SJ Bolton is an author that I’ve been meaning to try for a while. Her books are both popular sellers but also garner decent reviews which is a difficult balance to achieve. This week I read Dead Scared almost in one sitting which is an achievement for a crime novel these days. However the tension and narrative style made this book almost impossible to put down.
When a Cambridge student sets herself alight, police are convinced that there is someone behind the abnormally high suicides that have taken place at the university. DC Lacey Flint is sent to Cambridge posing a depression-prone student in an attempt to discover if there are darker forces encouraging students to take their own lives. However, DI Mark Joesbury is concerned for her welfare, particularly as Lacey has been sent in without having been given all the facts about the girls’ deaths. The only person at the University who is aware of Lacey’s true identity is psychiatrist Evi Oliver. However, Evi is suffering from her own emotional problems and is convinced that someone is watching her. When Lacey starts to experience the same nightmares as the other dead girls, it is clear that her own sanity and life are in danger.

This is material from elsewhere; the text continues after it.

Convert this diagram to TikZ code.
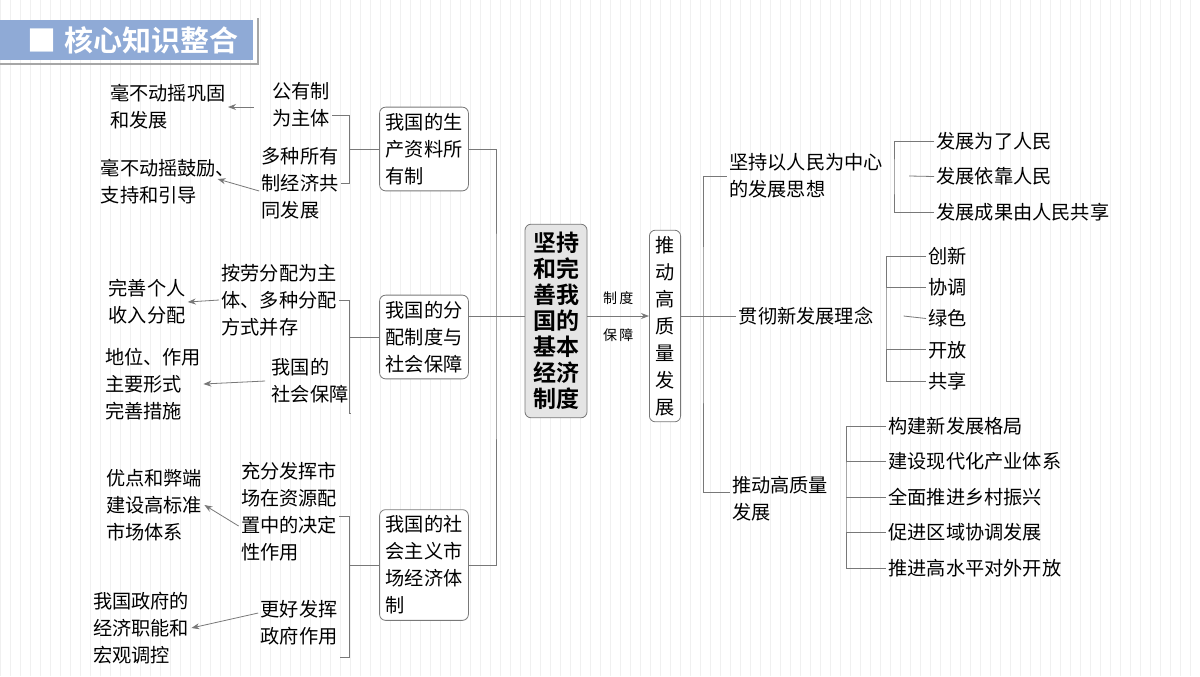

Because I’m not used to Bolton’s writing it was difficult at the start to work out if I was reading psychological thriller with a supernatural element. This wouldn’t have bothered me, but as the novel progressed it became clear that the women involved were being manipulated by forces that although malevolent were almost certainly from flesh and blood adversaries. This is the most compelling aspect of the book. We feel the disorientation of the two professional women – Evi and Lacey – as they try and make sense of the suicides while feeling under attack themselves. Lacey has appeared in a previous book by Bolton and although there are references to this throughout Dead Scared it made me want to read Now You See Me.
The relationship between Lacey and Mark Joesbury is intriguing. Much is made of the ‘impossibility’ of any relationship developing but in this book at least, it’s not clear why. However the sense of attraction comes across clearly. All the characters are well developed and I particularly liked the portrayal of the burned girl lying in the hospital bed. It is rare in crime fiction that you get such a poignant portrayal of a victim and I thought it admirable that Bolton managed to get over the extent of the girl’s injuries without it seeming gratuitous.
The ending really was ‘unputtdownable’ and I guess my only complaint would be that I was left slightly stunned at the end. This is almost certainly a good thing.